→ STATED TASK:
Find, in the records below, the line that contains "Reproduce this chart with Chart.js." and the line that contains "const DIAMOND = '#B1225B';". Copy those two lines and everything between them exactly, but not the pictures.

[ENTRIES SUPPLIED start]

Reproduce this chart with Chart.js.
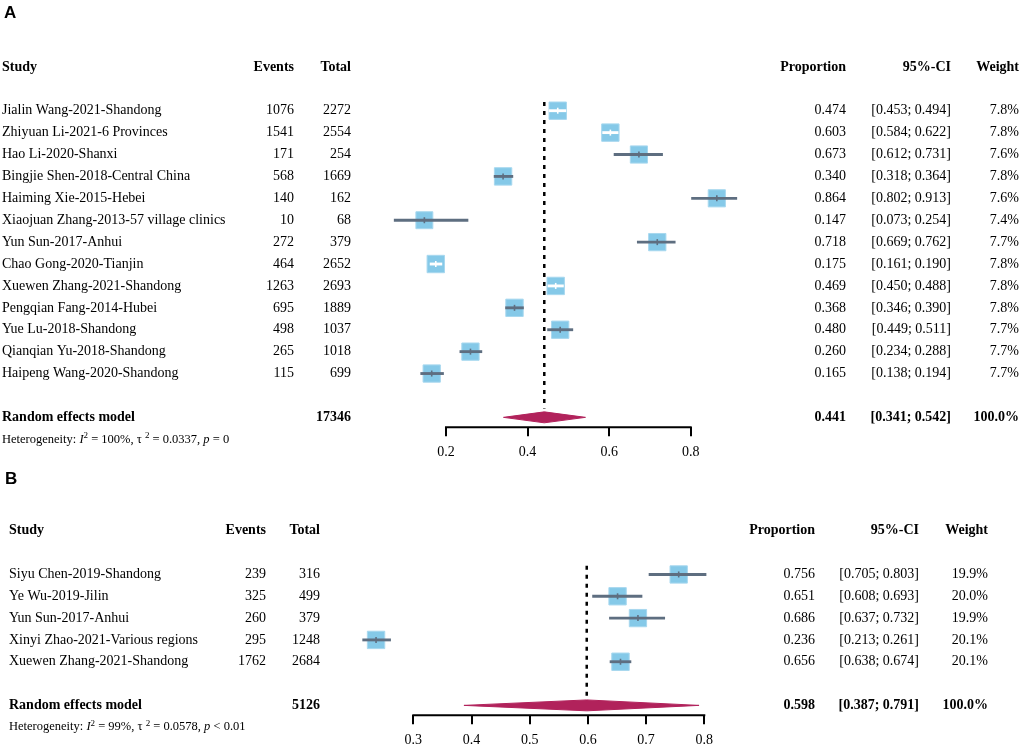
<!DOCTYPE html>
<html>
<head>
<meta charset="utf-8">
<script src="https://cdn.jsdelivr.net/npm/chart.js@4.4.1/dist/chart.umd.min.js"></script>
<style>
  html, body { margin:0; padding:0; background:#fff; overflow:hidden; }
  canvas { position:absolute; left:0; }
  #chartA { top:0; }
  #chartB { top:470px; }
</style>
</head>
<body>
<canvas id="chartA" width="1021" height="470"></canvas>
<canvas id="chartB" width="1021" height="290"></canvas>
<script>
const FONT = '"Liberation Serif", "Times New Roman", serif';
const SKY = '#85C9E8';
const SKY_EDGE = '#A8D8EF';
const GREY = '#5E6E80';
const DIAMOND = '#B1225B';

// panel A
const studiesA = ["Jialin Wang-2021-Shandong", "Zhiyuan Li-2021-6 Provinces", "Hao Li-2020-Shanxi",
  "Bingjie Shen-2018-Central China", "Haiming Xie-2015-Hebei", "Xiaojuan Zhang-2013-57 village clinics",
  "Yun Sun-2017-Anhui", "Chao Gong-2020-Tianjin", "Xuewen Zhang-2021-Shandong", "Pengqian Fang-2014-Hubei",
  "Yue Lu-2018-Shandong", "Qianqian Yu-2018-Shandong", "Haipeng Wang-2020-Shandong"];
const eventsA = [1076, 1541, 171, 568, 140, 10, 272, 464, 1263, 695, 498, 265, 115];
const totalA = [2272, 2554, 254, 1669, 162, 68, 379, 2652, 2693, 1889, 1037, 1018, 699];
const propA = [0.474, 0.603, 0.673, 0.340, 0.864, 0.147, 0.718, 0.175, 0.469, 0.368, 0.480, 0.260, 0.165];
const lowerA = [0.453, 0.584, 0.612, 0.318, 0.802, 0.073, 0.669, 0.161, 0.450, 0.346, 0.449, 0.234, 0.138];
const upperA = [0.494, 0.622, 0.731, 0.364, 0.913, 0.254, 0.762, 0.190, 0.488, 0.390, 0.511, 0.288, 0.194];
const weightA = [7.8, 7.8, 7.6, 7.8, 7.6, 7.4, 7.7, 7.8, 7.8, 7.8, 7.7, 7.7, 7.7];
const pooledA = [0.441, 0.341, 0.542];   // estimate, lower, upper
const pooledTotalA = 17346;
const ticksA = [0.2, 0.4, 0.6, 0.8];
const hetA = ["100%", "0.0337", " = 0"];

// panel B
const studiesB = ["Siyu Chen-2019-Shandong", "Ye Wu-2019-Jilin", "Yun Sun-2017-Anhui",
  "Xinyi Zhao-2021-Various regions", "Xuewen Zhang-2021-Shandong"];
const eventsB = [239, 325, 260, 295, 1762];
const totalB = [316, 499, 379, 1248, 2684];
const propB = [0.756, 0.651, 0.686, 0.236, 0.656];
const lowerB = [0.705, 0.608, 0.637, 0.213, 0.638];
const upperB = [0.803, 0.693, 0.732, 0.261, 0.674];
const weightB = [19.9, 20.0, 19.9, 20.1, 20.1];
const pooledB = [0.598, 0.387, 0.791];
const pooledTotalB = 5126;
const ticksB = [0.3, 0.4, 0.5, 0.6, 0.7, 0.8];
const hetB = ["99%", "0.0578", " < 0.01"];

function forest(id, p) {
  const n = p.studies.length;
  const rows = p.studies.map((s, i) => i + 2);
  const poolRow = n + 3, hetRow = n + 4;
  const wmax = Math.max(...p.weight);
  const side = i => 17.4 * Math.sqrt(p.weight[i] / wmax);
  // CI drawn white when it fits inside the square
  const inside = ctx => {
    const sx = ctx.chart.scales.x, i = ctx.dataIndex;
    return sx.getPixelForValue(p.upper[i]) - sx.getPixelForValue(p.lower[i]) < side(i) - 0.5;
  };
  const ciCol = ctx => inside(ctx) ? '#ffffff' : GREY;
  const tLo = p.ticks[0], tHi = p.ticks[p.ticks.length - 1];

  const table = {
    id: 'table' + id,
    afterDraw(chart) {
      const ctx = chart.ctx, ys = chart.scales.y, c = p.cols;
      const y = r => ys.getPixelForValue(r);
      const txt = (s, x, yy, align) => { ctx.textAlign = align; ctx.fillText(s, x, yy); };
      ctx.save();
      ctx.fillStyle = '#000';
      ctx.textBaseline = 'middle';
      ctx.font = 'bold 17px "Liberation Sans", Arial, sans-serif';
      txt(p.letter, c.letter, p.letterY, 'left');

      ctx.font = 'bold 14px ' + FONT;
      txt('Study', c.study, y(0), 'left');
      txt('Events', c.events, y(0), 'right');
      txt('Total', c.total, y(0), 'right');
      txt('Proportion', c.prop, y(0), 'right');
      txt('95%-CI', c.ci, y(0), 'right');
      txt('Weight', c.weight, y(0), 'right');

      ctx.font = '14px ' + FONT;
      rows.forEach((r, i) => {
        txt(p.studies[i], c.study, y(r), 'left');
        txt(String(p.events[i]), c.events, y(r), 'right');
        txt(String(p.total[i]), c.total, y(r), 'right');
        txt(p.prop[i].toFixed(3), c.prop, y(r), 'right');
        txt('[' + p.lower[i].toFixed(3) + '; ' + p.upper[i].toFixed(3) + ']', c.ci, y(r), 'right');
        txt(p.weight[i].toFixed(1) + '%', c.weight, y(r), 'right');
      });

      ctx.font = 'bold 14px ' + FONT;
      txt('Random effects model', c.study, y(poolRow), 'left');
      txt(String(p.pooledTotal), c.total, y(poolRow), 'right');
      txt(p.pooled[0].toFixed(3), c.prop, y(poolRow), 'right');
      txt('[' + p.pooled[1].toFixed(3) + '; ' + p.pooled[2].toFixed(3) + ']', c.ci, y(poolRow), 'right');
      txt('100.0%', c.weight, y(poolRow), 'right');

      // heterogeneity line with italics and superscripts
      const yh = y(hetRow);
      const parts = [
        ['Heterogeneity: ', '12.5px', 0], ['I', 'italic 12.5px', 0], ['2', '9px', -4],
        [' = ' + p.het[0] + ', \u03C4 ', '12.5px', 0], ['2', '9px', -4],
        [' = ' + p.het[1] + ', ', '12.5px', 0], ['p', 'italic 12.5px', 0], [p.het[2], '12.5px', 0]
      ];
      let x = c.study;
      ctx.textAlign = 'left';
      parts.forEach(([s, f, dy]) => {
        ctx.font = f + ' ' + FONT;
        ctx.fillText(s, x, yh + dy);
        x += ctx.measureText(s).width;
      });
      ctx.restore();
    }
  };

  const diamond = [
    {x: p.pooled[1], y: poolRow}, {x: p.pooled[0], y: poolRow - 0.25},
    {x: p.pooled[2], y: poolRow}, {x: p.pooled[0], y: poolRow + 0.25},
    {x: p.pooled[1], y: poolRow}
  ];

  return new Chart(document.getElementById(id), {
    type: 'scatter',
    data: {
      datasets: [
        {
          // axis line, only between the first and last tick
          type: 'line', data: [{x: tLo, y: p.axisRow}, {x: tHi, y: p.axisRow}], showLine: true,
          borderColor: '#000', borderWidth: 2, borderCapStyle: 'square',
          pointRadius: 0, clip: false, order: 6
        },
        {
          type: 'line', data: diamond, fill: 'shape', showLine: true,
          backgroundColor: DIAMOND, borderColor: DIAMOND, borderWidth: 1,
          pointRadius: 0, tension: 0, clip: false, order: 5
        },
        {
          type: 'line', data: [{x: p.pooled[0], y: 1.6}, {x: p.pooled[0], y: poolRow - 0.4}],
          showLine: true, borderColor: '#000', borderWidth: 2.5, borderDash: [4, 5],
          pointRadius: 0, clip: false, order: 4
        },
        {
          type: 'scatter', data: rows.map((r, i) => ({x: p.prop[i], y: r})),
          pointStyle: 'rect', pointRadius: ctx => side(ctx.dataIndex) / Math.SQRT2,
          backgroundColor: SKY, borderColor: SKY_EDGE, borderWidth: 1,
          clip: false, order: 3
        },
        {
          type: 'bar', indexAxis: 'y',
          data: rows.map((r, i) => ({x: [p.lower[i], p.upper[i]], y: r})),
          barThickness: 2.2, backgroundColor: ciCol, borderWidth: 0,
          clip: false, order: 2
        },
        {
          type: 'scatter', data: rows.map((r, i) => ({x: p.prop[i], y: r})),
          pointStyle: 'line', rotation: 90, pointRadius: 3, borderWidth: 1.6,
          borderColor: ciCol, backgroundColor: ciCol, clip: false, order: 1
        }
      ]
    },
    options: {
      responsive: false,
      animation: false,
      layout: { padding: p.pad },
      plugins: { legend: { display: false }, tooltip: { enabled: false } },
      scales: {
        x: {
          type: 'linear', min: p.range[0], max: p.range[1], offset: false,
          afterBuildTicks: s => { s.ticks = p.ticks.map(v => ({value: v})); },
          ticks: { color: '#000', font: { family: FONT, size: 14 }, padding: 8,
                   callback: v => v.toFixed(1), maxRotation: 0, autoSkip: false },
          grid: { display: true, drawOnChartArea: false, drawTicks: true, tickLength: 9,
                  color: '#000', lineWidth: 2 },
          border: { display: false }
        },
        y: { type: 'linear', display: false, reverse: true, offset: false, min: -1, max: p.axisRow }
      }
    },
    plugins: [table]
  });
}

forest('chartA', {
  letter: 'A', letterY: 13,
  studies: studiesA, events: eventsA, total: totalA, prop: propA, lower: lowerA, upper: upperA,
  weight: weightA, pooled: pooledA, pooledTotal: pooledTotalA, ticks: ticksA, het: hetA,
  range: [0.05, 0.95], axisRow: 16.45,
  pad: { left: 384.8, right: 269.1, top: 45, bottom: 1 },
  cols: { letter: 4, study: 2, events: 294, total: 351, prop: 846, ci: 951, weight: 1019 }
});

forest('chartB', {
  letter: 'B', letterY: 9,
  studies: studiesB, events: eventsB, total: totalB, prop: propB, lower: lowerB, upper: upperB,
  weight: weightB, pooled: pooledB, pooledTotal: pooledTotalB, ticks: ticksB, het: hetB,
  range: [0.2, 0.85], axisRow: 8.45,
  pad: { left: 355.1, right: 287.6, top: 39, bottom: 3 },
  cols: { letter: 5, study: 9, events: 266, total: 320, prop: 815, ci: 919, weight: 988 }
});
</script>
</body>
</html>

[ENTRIES SUPPLIED end]
[ENTRIES SUPPLIED start]

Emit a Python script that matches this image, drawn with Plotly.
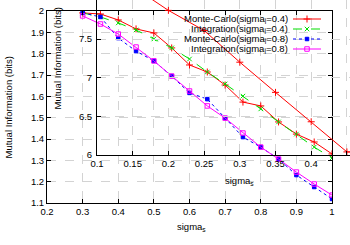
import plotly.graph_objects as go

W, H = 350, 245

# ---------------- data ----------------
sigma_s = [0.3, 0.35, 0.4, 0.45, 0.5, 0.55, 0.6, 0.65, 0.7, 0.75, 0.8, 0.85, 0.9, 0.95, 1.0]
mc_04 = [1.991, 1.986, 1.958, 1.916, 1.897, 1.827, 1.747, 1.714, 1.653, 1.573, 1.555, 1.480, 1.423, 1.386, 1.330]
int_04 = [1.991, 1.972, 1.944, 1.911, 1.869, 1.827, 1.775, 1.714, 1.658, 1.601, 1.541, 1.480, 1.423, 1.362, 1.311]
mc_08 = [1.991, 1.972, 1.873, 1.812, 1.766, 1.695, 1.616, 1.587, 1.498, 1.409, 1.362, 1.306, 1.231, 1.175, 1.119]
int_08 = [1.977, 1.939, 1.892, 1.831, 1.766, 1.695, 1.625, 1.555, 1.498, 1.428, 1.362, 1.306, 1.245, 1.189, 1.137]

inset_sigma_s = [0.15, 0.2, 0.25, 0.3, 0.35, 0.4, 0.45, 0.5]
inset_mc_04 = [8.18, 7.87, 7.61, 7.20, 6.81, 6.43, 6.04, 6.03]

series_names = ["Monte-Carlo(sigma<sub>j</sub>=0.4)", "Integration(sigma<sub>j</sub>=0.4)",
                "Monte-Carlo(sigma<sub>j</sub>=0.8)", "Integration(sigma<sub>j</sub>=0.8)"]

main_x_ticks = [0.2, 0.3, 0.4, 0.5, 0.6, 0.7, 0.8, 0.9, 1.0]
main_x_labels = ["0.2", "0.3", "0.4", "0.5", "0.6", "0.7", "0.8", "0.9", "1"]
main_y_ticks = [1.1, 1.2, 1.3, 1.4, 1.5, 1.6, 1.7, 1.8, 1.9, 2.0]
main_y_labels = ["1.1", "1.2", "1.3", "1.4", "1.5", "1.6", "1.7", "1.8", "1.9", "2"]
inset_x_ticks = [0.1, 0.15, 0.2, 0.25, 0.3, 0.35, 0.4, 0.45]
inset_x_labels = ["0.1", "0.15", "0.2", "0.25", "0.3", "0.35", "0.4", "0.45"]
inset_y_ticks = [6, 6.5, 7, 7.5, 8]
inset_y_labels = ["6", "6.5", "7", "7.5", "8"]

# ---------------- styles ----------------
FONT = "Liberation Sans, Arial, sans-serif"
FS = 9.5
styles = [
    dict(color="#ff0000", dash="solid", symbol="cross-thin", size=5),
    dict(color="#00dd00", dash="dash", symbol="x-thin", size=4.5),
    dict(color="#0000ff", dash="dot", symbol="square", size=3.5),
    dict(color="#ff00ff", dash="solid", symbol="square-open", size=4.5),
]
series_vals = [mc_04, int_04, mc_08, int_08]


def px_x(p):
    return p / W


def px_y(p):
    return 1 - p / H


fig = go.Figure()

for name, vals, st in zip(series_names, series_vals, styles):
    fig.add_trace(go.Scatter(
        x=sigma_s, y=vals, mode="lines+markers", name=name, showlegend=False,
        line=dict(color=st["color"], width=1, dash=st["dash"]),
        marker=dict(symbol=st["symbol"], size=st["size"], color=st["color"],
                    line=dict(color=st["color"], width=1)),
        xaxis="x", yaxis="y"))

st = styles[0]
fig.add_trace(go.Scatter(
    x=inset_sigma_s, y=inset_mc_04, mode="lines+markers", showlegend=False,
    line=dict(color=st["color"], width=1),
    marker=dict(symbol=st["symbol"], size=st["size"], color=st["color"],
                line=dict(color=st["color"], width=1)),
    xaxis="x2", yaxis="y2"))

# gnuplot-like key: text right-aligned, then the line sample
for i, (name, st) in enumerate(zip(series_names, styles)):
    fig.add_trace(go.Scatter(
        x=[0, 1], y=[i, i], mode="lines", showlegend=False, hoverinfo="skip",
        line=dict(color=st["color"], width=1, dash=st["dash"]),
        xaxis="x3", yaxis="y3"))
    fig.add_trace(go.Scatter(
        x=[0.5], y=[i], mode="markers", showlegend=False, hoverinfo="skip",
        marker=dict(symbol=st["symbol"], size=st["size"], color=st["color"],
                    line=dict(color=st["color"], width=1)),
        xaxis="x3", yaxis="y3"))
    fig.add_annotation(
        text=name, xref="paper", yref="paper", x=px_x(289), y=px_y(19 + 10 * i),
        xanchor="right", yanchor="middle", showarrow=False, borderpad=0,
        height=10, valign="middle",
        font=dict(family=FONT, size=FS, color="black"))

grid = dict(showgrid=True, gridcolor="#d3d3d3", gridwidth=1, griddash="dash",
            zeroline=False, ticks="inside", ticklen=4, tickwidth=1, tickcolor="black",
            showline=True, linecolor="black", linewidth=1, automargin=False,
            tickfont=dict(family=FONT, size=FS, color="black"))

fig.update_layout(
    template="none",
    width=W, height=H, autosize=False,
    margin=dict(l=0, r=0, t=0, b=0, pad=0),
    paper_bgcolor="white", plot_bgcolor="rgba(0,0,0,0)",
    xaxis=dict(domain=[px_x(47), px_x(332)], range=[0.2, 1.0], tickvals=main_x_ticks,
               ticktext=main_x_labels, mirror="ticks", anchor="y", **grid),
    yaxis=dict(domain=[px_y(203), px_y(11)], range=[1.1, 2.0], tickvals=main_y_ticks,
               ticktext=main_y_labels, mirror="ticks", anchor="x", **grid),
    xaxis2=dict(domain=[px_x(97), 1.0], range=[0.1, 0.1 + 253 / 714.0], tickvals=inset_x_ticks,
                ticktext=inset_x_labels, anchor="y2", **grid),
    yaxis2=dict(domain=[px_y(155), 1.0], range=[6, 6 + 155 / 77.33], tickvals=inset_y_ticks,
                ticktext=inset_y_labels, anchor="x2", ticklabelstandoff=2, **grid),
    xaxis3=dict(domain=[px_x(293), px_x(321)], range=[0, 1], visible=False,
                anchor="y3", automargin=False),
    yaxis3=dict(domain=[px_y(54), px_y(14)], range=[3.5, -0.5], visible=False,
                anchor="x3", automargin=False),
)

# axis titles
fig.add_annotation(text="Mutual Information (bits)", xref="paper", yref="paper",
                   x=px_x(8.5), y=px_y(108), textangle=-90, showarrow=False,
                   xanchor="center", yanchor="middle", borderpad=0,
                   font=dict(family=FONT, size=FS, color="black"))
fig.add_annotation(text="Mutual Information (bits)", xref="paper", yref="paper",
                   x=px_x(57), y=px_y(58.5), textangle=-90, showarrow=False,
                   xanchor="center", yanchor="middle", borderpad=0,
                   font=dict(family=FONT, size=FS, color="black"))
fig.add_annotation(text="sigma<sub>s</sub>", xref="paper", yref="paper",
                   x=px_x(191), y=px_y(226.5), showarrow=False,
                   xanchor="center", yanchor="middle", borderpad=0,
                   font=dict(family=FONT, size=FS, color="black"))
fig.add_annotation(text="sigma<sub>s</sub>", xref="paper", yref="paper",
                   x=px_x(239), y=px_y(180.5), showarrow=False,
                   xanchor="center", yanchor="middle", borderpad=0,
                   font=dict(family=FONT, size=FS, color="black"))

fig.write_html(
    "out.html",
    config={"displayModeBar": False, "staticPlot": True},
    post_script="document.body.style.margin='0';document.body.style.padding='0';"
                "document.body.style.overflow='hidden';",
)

[ENTRIES SUPPLIED end]
[ENTRIES SUPPLIED start]

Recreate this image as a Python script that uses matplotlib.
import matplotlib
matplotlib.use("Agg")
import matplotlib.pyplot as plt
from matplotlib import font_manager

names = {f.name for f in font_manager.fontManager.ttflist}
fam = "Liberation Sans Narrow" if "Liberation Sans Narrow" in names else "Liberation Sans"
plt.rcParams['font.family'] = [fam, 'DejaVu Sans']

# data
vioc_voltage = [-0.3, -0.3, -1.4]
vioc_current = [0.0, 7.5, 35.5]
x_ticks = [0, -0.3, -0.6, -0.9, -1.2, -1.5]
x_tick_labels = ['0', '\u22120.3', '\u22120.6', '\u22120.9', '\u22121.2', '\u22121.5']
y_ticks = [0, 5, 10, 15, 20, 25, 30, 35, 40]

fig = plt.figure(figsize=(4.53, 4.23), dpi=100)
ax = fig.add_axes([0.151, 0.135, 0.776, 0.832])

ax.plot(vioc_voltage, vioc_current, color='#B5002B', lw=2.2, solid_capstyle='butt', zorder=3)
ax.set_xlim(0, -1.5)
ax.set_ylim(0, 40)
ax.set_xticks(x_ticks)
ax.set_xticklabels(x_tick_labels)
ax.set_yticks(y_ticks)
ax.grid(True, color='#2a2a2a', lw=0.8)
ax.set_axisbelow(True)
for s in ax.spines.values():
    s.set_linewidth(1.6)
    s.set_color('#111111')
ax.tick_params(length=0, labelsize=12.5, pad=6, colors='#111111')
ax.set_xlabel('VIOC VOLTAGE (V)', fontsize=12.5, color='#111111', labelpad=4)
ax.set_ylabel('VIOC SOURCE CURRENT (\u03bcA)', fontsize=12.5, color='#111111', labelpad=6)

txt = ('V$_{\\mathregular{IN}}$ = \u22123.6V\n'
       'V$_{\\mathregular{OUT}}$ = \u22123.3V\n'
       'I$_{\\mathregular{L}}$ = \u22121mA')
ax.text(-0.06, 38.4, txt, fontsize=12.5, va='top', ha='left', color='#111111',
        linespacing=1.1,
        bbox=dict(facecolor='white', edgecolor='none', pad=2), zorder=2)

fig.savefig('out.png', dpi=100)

[ENTRIES SUPPLIED end]

→ PROBLEM SOLUTION:
Reproduce this chart with Chart.js.
<!DOCTYPE html>
<html>
<head>
<meta charset="utf-8">
<script src="https://cdn.jsdelivr.net/npm/chart.js@4.4.1/dist/chart.umd.min.js"></script>
<style>
  html, body { margin:0; padding:0; background:#fff; overflow:hidden; }
  canvas { position:absolute; left:0; }
  #chartA { top:0; }
  #chartB { top:470px; }
</style>
</head>
<body>
<canvas id="chartA" width="1021" height="470"></canvas>
<canvas id="chartB" width="1021" height="290"></canvas>
<script>
const FONT = '"Liberation Serif", "Times New Roman", serif';
const SKY = '#85C9E8';
const SKY_EDGE = '#A8D8EF';
const GREY = '#5E6E80';
const DIAMOND = '#B1225B';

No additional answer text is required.